Ambassador of Russia to Benin
- In office 30 June 2008 – 31 May 2013
- Preceded by: Vladimir Timoshenko
- Succeeded by: Oleg Kovalchuk [ru]

Personal details
- Born: 11 July 1945
- Died: 26 January 2022 (aged 76)
- Alma mater: Moscow State Institute of International Relations
- Occupation: diplomat

= Yury Grashchenkov =

Russian diplomat (1945–2022)

Yury Grigoriyevich Grashchenkov (Юрий Григорьевич Гращенков; 11 July 1945 – 26 January 2022) was a career diplomat and the former Russian ambassador to Benin, concurrently accredited to Togo.

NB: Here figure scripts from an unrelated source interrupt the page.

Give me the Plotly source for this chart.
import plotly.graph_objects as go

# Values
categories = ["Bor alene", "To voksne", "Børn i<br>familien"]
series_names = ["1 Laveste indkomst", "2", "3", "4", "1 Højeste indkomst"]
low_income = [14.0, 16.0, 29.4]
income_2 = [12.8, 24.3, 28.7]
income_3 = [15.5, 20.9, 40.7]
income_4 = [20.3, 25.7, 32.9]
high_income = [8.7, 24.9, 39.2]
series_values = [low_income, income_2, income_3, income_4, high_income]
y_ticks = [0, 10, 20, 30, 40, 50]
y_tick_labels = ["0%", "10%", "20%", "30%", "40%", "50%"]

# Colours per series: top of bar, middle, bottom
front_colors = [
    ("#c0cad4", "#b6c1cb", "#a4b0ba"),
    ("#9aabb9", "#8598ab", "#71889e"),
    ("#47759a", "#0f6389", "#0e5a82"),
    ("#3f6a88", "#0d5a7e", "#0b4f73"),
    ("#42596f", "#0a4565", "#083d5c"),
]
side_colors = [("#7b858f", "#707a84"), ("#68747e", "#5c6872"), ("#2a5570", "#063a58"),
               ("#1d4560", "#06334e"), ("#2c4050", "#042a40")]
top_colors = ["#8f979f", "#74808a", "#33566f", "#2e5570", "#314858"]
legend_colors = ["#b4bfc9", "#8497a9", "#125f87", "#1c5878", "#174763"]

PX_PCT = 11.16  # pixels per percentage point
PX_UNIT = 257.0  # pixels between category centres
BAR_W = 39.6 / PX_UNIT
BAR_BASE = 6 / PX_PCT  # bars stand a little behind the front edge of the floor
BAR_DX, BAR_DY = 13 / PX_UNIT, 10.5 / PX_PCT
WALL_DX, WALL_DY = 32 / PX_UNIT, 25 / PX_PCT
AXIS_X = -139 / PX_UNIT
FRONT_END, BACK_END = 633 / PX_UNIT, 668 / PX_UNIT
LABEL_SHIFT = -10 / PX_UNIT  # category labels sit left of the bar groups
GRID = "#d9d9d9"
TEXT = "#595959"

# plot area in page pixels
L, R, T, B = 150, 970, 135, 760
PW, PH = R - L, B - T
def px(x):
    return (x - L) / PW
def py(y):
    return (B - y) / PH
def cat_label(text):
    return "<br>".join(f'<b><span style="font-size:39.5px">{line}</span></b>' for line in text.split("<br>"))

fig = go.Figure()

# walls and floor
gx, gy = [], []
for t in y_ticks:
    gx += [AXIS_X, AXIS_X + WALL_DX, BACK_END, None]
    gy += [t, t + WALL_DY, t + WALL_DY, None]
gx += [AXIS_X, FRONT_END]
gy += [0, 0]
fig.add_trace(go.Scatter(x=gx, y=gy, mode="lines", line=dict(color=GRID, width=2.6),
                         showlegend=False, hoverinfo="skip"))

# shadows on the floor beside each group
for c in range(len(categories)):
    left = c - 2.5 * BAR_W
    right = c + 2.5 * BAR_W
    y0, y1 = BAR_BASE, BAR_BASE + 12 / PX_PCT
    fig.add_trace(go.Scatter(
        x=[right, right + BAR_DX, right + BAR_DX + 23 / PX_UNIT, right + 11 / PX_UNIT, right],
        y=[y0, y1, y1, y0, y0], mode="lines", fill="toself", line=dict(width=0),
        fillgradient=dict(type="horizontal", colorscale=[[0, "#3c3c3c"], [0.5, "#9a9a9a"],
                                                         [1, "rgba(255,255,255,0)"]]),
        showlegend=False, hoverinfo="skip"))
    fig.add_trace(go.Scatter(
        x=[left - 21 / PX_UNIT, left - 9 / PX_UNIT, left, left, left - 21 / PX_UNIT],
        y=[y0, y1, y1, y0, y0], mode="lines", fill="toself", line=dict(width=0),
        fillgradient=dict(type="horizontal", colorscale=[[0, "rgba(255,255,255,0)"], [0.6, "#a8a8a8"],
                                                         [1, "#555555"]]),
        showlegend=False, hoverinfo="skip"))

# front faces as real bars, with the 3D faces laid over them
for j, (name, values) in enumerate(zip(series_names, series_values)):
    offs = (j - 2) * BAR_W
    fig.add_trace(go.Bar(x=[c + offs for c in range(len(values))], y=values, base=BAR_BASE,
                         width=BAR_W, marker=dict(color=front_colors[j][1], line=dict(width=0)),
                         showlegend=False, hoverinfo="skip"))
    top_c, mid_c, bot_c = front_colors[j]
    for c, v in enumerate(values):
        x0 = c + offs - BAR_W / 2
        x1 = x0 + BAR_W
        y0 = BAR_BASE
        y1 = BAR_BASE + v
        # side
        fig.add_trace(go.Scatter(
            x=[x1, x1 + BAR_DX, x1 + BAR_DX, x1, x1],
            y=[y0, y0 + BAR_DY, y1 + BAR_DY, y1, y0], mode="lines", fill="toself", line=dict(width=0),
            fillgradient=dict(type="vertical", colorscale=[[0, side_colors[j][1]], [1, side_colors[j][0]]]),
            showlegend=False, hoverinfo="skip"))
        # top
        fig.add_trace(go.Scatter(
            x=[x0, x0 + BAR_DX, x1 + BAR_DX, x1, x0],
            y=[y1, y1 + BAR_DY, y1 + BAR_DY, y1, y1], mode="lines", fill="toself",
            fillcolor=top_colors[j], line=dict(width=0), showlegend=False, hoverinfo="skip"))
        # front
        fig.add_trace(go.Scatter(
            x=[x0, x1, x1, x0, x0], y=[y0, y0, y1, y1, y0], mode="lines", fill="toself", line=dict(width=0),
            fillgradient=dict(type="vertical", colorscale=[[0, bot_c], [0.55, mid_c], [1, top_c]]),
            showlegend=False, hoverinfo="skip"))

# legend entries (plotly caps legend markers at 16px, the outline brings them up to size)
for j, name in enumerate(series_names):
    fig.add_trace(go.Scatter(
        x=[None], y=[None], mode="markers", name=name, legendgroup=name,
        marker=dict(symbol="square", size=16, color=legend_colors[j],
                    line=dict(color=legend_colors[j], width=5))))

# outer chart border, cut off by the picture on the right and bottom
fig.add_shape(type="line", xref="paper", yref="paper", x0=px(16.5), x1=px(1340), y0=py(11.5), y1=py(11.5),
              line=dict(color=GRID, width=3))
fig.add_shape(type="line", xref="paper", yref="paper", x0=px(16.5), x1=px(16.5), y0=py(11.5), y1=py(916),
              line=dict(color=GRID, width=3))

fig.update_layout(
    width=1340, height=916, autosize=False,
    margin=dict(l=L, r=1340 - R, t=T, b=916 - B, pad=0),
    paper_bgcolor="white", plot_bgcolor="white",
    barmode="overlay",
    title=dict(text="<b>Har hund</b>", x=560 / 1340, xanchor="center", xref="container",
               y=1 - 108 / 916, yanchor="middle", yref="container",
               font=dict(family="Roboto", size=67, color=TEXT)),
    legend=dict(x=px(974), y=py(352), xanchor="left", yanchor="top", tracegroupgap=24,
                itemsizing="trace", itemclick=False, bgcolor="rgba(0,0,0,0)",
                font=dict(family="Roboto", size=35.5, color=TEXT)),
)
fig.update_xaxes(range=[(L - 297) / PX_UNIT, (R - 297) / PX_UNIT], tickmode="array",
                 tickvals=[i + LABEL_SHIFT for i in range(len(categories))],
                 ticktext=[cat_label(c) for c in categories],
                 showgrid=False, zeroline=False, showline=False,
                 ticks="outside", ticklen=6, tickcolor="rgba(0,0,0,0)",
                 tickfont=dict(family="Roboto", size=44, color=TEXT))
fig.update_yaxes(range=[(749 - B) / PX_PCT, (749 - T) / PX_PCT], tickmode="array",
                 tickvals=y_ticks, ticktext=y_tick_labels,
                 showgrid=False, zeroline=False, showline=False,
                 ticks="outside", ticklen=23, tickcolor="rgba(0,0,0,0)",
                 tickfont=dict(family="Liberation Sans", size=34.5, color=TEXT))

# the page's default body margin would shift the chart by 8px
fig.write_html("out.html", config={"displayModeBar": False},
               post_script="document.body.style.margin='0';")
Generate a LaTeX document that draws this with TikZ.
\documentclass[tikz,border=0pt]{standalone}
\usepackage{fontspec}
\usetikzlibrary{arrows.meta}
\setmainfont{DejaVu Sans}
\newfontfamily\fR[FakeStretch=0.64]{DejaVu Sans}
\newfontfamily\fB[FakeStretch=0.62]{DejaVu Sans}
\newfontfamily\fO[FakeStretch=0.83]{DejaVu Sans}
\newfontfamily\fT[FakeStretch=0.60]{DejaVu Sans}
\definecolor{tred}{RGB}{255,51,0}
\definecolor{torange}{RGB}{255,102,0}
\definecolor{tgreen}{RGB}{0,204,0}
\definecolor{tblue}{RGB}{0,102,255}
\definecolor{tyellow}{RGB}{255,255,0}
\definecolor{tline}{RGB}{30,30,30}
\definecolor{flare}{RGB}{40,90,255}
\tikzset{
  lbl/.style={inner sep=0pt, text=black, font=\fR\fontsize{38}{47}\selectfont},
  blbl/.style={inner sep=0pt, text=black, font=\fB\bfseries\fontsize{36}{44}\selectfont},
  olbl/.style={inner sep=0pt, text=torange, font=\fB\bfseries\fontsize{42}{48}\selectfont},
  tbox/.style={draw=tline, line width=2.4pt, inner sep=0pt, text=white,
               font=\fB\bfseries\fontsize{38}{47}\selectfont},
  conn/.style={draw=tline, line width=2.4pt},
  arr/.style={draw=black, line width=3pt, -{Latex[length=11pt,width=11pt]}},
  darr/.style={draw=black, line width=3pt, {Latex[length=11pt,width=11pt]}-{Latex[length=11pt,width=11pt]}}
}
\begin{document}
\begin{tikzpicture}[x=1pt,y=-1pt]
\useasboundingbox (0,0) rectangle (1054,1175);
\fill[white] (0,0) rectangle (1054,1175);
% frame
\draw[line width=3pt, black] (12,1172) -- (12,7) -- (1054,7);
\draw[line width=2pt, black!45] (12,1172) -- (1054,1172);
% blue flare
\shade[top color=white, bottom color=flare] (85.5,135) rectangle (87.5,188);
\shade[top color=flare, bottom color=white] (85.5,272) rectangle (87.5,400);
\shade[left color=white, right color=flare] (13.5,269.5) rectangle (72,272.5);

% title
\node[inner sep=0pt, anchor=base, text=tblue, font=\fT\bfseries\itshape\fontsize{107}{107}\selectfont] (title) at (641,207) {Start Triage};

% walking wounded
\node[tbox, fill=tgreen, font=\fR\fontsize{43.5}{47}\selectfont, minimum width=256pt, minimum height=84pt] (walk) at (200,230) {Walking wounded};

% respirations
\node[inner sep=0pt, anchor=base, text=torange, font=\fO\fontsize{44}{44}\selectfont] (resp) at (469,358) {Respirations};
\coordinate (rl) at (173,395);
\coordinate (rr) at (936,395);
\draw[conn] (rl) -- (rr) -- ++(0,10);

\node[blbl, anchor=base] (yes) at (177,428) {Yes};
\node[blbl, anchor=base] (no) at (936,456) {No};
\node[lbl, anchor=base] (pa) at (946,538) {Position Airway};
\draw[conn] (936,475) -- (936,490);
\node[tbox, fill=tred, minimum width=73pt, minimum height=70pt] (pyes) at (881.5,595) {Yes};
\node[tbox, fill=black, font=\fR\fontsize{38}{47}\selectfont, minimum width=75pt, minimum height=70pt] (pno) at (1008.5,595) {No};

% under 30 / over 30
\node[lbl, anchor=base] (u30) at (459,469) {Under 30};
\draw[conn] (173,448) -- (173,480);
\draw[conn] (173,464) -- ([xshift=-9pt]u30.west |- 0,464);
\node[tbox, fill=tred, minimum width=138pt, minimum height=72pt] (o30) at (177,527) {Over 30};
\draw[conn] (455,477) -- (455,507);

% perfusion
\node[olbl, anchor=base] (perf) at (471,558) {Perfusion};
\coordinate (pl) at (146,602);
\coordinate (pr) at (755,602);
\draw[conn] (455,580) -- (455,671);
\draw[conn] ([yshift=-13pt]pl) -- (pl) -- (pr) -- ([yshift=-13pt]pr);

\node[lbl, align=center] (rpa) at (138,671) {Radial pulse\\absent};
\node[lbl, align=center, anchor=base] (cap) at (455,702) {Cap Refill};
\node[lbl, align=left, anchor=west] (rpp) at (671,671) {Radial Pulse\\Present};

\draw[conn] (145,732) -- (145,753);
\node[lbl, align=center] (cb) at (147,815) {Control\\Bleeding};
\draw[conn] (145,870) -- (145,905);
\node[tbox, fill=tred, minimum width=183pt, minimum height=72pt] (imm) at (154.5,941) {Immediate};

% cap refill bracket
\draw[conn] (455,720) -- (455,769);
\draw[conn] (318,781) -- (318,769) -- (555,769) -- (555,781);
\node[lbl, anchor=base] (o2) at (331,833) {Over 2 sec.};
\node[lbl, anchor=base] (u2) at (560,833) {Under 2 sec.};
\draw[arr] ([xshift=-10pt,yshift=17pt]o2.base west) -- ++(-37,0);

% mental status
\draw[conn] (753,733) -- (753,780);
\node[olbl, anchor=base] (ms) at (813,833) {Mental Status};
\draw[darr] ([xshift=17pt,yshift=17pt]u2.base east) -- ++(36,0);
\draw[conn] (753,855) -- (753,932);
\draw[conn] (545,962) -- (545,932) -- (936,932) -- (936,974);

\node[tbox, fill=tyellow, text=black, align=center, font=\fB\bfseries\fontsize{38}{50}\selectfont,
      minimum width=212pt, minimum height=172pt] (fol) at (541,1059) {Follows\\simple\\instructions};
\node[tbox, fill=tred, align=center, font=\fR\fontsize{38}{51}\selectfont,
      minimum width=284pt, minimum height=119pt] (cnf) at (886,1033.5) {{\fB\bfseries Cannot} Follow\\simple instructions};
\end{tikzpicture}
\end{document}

Grashchenkov graduated from the Moscow State Institute of International Relations in 1974, and went on to work in various diplomatic posts in the central offices of the Ministry of Foreign Affairs and abroad.

From 1999 to 2002, he was the Russian Consul-General in Ho Chi Minh City, Vietnam. On 30 June 2008 Grashchenkov was appointed by Dmitry Medvedev to the post of Ambassador of Russia to Benin, with concurrent accreditation to Togo.

Grashchenkov spoke Russian, English, French and Khmer. He died on 26 January 2022, at the age of 76.